In Duro’s case in The Hired Man, for instance, she learnt to shoot a high-velocity rifle. It told her a lot about Duro, she says. It told her about his relationship with the land and the animals and it told her about “what character you have to be a very good shot.” 
Forna says she always wanted to be a writer. She started career with law, and was “not happy as a lawyer”, moved on to become a journalist for BBC before finally stepping into the world of writing. 
“From my late teens, I remember telling my school career adviser that I wanted to be a writer. And her response was, ‘I have never come across such arrogance in my life,’ she thought it was the most outrageous thing for a 17-year-old girl to say I want to be a writer,” recalls Forna.
She is a slow writer, she says. “I am not the kind of person who would write a book a year. That would never be me. It takes me two to three years,” says the writer. And it has been three years since her last book and now she is ready with her new book, coming out shortly. 
Her favourite genre is novels, though she loves writing essays, says Forna. Her essays have appeared in Granta, The Guardian, The Observer and Vogue. She has written stories for BBC radio and her TV credits include The Lost Libraries of Timbuktu for BBC TV 2009.
Forna is a Fellow of the Royal Society of Literature and a member of the Folio Academy. She has acted as judge for a number of literary awards, including the Samuel Johnson Prize, the Sunday Times EFG Short Story Award, the Caine Prize and the International Man Booker.

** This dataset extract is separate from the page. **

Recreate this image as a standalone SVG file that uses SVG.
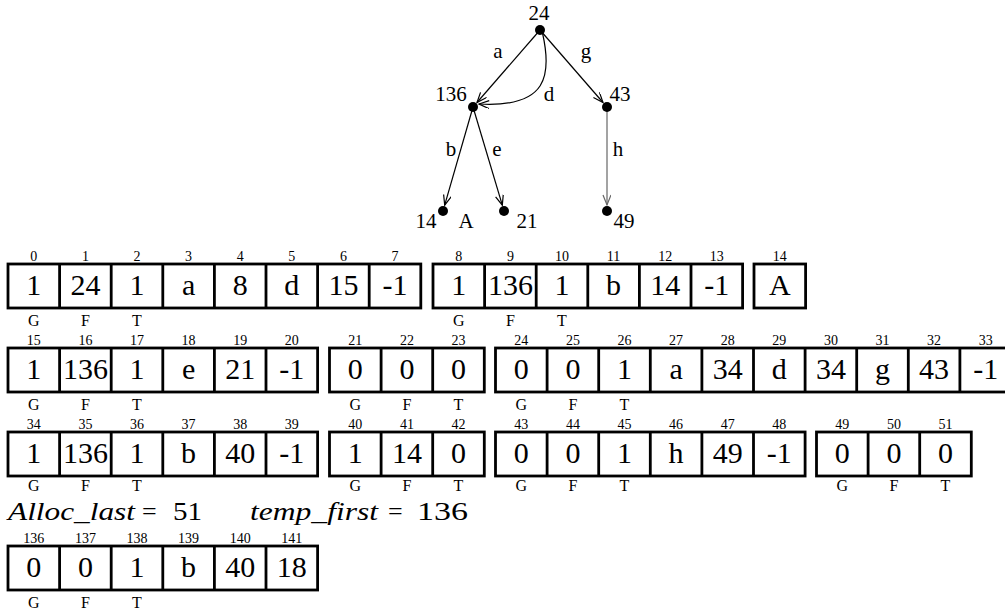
<svg xmlns="http://www.w3.org/2000/svg" width="1005" height="612" viewBox="0 0 1005 612" font-family="'Liberation Serif', 'DejaVu Serif', serif">
<style>
text{font-family:'Liberation Serif','DejaVu Serif',serif;fill:#000}
.t{font-size:21px;text-anchor:middle}
.v{font-size:30px;text-anchor:middle}
.i{font-size:14px;text-anchor:middle}
.l{font-size:16px;text-anchor:middle}
.m{font-size:26px}
.it{font-style:italic}
.box{fill:none;stroke:#000;stroke-width:2.8}
.e{fill:none;stroke:#000;stroke-width:1.2}
.dot{fill:#000}
</style>
<defs>
<marker id="arr" markerWidth="13" markerHeight="10" refX="11" refY="4" orient="auto" markerUnits="userSpaceOnUse">
<path d="M1,0 L11,4 L1,8" fill="none" stroke="#000" stroke-width="1.2"/>
</marker>
<marker id="arrg" markerWidth="13" markerHeight="10" refX="11" refY="4" orient="auto" markerUnits="userSpaceOnUse">
<path d="M1,0 L11,4 L1,8" fill="none" stroke="#666" stroke-width="1.2"/>
</marker>
</defs>

<g id="connectors">
<line class="e" x1="540" y1="30" x2="477" y2="102.5" marker-end="url(#arr)"/>
<line class="e" x1="540" y1="30" x2="603" y2="102.5" marker-end="url(#arr)"/>
<path class="e" d="M542.5,33 C552,75 548,108 479,104" marker-end="url(#arr)"/>
<line class="e" x1="473" y1="107" x2="444.7" y2="205.2" marker-end="url(#arr)"/>
<line class="e" x1="473" y1="107" x2="502.3" y2="205.2" marker-end="url(#arr)"/>
<line x1="607" y1="107" x2="607" y2="205" stroke="#666" stroke-width="1.2" marker-end="url(#arrg)"/>
<text class="t" x="498" y="58">a</text>
<text class="t" x="586" y="58">g</text>
<text class="t" x="549" y="101">d</text>
<text class="t" x="451" y="156">b</text>
<text class="t" x="497" y="156">e</text>
<text class="t" x="618" y="156">h</text>
</g>

<g id="n24"><circle class="dot" cx="540" cy="30" r="5"/><text class="t" x="539" y="20">24</text></g>
<g id="n136"><circle class="dot" cx="473" cy="107" r="5"/><text class="t" x="451" y="101">136</text></g>
<g id="n43"><circle class="dot" cx="607" cy="107" r="5"/><text class="t" x="620" y="101">43</text></g>
<g id="n14"><circle class="dot" cx="443" cy="211" r="5"/><text class="t" x="426" y="228">14</text><text class="t" x="466" y="228">A</text></g>
<g id="n21"><circle class="dot" cx="504" cy="211" r="5"/><text class="t" x="527" y="228">21</text></g>
<g id="n49"><circle class="dot" cx="607" cy="211" r="5"/><text class="t" x="624" y="228">49</text></g>

<!-- Row 1 -->
<g id="arr0">
<rect class="box" x="8" y="264" width="412.8" height="44"/>
<path class="box" d="M59.6,264V308M111.2,264V308M162.8,264V308M214.4,264V308M266,264V308M317.6,264V308M369.2,264V308"/>
<text class="i" x="33.8" y="261">0</text><text class="i" x="85.4" y="261">1</text><text class="i" x="137" y="261">2</text><text class="i" x="188.6" y="261">3</text><text class="i" x="240.2" y="261">4</text><text class="i" x="291.8" y="261">5</text><text class="i" x="343.4" y="261">6</text><text class="i" x="395" y="261">7</text>
<text class="v" x="33.8" y="295">1</text><text class="v" x="85.4" y="295">24</text><text class="v" x="137" y="295">1</text><text class="v" x="188.6" y="295">a</text><text class="v" x="240.2" y="295">8</text><text class="v" x="291.8" y="295">d</text><text class="v" x="343.4" y="295">15</text><text class="v" x="395" y="295">-1</text>
<text class="l" x="33.8" y="326">G</text><text class="l" x="85.4" y="326">F</text><text class="l" x="137" y="326">T</text>
</g>
<g id="arr8">
<rect class="box" x="433" y="264" width="309.6" height="44"/>
<path class="box" d="M484.6,264V308M536.2,264V308M587.8,264V308M639.4,264V308M691,264V308"/>
<text class="i" x="458.8" y="261">8</text><text class="i" x="510.4" y="261">9</text><text class="i" x="562" y="261">10</text><text class="i" x="613.6" y="261">11</text><text class="i" x="665.2" y="261">12</text><text class="i" x="716.8" y="261">13</text>
<text class="v" x="458.8" y="295">1</text><text class="v" x="510.4" y="295">136</text><text class="v" x="562" y="295">1</text><text class="v" x="613.6" y="295">b</text><text class="v" x="665.2" y="295">14</text><text class="v" x="716.8" y="295">-1</text>
<text class="l" x="458.8" y="326">G</text><text class="l" x="510.4" y="326">F</text><text class="l" x="562" y="326">T</text>
</g>
<g id="arr14">
<rect class="box" x="754" y="264" width="51.6" height="44"/>
<text class="i" x="779.8" y="261">14</text>
<text class="v" x="779.8" y="295">A</text>
</g>

<!-- Row 2 -->
<g id="arr15">
<rect class="box" x="8" y="348" width="309.6" height="44"/>
<path class="box" d="M59.6,348V392M111.2,348V392M162.8,348V392M214.4,348V392M266,348V392"/>
<text class="i" x="33.8" y="345">15</text><text class="i" x="85.4" y="345">16</text><text class="i" x="137" y="345">17</text><text class="i" x="188.6" y="345">18</text><text class="i" x="240.2" y="345">19</text><text class="i" x="291.8" y="345">20</text>
<text class="v" x="33.8" y="379">1</text><text class="v" x="85.4" y="379">136</text><text class="v" x="137" y="379">1</text><text class="v" x="188.6" y="379">e</text><text class="v" x="240.2" y="379">21</text><text class="v" x="291.8" y="379">-1</text>
<text class="l" x="33.8" y="410">G</text><text class="l" x="85.4" y="410">F</text><text class="l" x="137" y="410">T</text>
</g>
<g id="arr21">
<rect class="box" x="329.5" y="348" width="154.8" height="44"/>
<path class="box" d="M381.1,348V392M432.7,348V392"/>
<text class="i" x="355.3" y="345">21</text><text class="i" x="406.9" y="345">22</text><text class="i" x="458.5" y="345">23</text>
<text class="v" x="355.3" y="379">0</text><text class="v" x="406.9" y="379">0</text><text class="v" x="458.5" y="379">0</text>
<text class="l" x="355.3" y="410">G</text><text class="l" x="406.9" y="410">F</text><text class="l" x="458.5" y="410">T</text>
</g>
<g id="arr24">
<rect class="box" x="495.5" y="348" width="516" height="44"/>
<path class="box" d="M547.1,348V392M598.7,348V392M650.3,348V392M701.9,348V392M753.5,348V392M805.1,348V392M856.7,348V392M908.3,348V392M959.9,348V392"/>
<text class="i" x="521.3" y="345">24</text><text class="i" x="572.9" y="345">25</text><text class="i" x="624.5" y="345">26</text><text class="i" x="676.1" y="345">27</text><text class="i" x="727.7" y="345">28</text><text class="i" x="779.3" y="345">29</text><text class="i" x="830.9" y="345">30</text><text class="i" x="882.5" y="345">31</text><text class="i" x="934.1" y="345">32</text><text class="i" x="985.7" y="345">33</text>
<text class="v" x="521.3" y="379">0</text><text class="v" x="572.9" y="379">0</text><text class="v" x="624.5" y="379">1</text><text class="v" x="676.1" y="379">a</text><text class="v" x="727.7" y="379">34</text><text class="v" x="779.3" y="379">d</text><text class="v" x="830.9" y="379">34</text><text class="v" x="882.5" y="379">g</text><text class="v" x="934.1" y="379">43</text><text class="v" x="985.7" y="379">-1</text>
<text class="l" x="521.3" y="410">G</text><text class="l" x="572.9" y="410">F</text><text class="l" x="624.5" y="410">T</text>
</g>

<!-- Row 3 -->
<g id="arr34">
<rect class="box" x="8" y="432" width="309.6" height="44"/>
<path class="box" d="M59.6,432V476M111.2,432V476M162.8,432V476M214.4,432V476M266,432V476"/>
<text class="i" x="33.8" y="429">34</text><text class="i" x="85.4" y="429">35</text><text class="i" x="137" y="429">36</text><text class="i" x="188.6" y="429">37</text><text class="i" x="240.2" y="429">38</text><text class="i" x="291.8" y="429">39</text>
<text class="v" x="33.8" y="463">1</text><text class="v" x="85.4" y="463">136</text><text class="v" x="137" y="463">1</text><text class="v" x="188.6" y="463">b</text><text class="v" x="240.2" y="463">40</text><text class="v" x="291.8" y="463">-1</text>
<text class="l" x="33.8" y="491">G</text><text class="l" x="85.4" y="491">F</text><text class="l" x="137" y="491">T</text>
</g>
<g id="arr40">
<rect class="box" x="329.5" y="432" width="154.8" height="44"/>
<path class="box" d="M381.1,432V476M432.7,432V476"/>
<text class="i" x="355.3" y="429">40</text><text class="i" x="406.9" y="429">41</text><text class="i" x="458.5" y="429">42</text>
<text class="v" x="355.3" y="463">1</text><text class="v" x="406.9" y="463">14</text><text class="v" x="458.5" y="463">0</text>
<text class="l" x="355.3" y="491">G</text><text class="l" x="406.9" y="491">F</text><text class="l" x="458.5" y="491">T</text>
</g>
<g id="arr43">
<rect class="box" x="495.5" y="432" width="309.6" height="44"/>
<path class="box" d="M547.1,432V476M598.7,432V476M650.3,432V476M701.9,432V476M753.5,432V476"/>
<text class="i" x="521.3" y="429">43</text><text class="i" x="572.9" y="429">44</text><text class="i" x="624.5" y="429">45</text><text class="i" x="676.1" y="429">46</text><text class="i" x="727.7" y="429">47</text><text class="i" x="779.3" y="429">48</text>
<text class="v" x="521.3" y="463">0</text><text class="v" x="572.9" y="463">0</text><text class="v" x="624.5" y="463">1</text><text class="v" x="676.1" y="463">h</text><text class="v" x="727.7" y="463">49</text><text class="v" x="779.3" y="463">-1</text>
<text class="l" x="521.3" y="491">G</text><text class="l" x="572.9" y="491">F</text><text class="l" x="624.5" y="491">T</text>
</g>
<g id="arr49">
<rect class="box" x="816.5" y="432" width="154.8" height="44"/>
<path class="box" d="M868.1,432V476M919.7,432V476"/>
<text class="i" x="842.3" y="429">49</text><text class="i" x="893.9" y="429">50</text><text class="i" x="945.5" y="429">51</text>
<text class="v" x="842.3" y="463">0</text><text class="v" x="893.9" y="463">0</text><text class="v" x="945.5" y="463">0</text>
<text class="l" x="842.3" y="491">G</text><text class="l" x="893.9" y="491">F</text><text class="l" x="945.5" y="491">T</text>
</g>

<!-- Alloc line -->
<g id="vars">
<text class="m it" x="8" y="520" textLength="127" lengthAdjust="spacingAndGlyphs">Alloc_last</text>
<text class="m" x="142" y="520">=</text>
<text class="m" x="173" y="520" textLength="29" lengthAdjust="spacingAndGlyphs">51</text>
<text class="m it" x="250" y="520" textLength="128" lengthAdjust="spacingAndGlyphs">temp_first</text>
<text class="m" x="388" y="520">=</text>
<text class="m" x="417" y="520" textLength="51" lengthAdjust="spacingAndGlyphs">136</text>
</g>

<!-- Row 4 -->
<g id="arr136">
<rect class="box" x="8" y="546" width="309.6" height="44"/>
<path class="box" d="M59.6,546V590M111.2,546V590M162.8,546V590M214.4,546V590M266,546V590"/>
<text class="i" x="33.8" y="543">136</text><text class="i" x="85.4" y="543">137</text><text class="i" x="137" y="543">138</text><text class="i" x="188.6" y="543">139</text><text class="i" x="240.2" y="543">140</text><text class="i" x="291.8" y="543">141</text>
<text class="v" x="33.8" y="577">0</text><text class="v" x="85.4" y="577">0</text><text class="v" x="137" y="577">1</text><text class="v" x="188.6" y="577">b</text><text class="v" x="240.2" y="577">40</text><text class="v" x="291.8" y="577">18</text>
<text class="l" x="33.8" y="608">G</text><text class="l" x="85.4" y="608">F</text><text class="l" x="137" y="608">T</text>
</g>
</svg>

She is currently Lannan Visiting Chair of Poetics at Georgetown University and Professor of Creative Writing at Bath Spa University. In 2011 and 2013, she held the post of Sterling Brown Visiting Professor at Williams College Massachusetts.
In 2003, Forna also established the Rogbonko Project to build a school in a village in Sierra Leone. The charity now runs a number of projects in the spheres of education, sanitation and maternal health.
In 2014, Forna was named as a winner of the Donald Windham-Sandy M Campbell Literature Prize awarded annually by Yale University. She has been named a finalist for the 2016 Neustadt Award. Both prizes are awarded for an author’s body of work.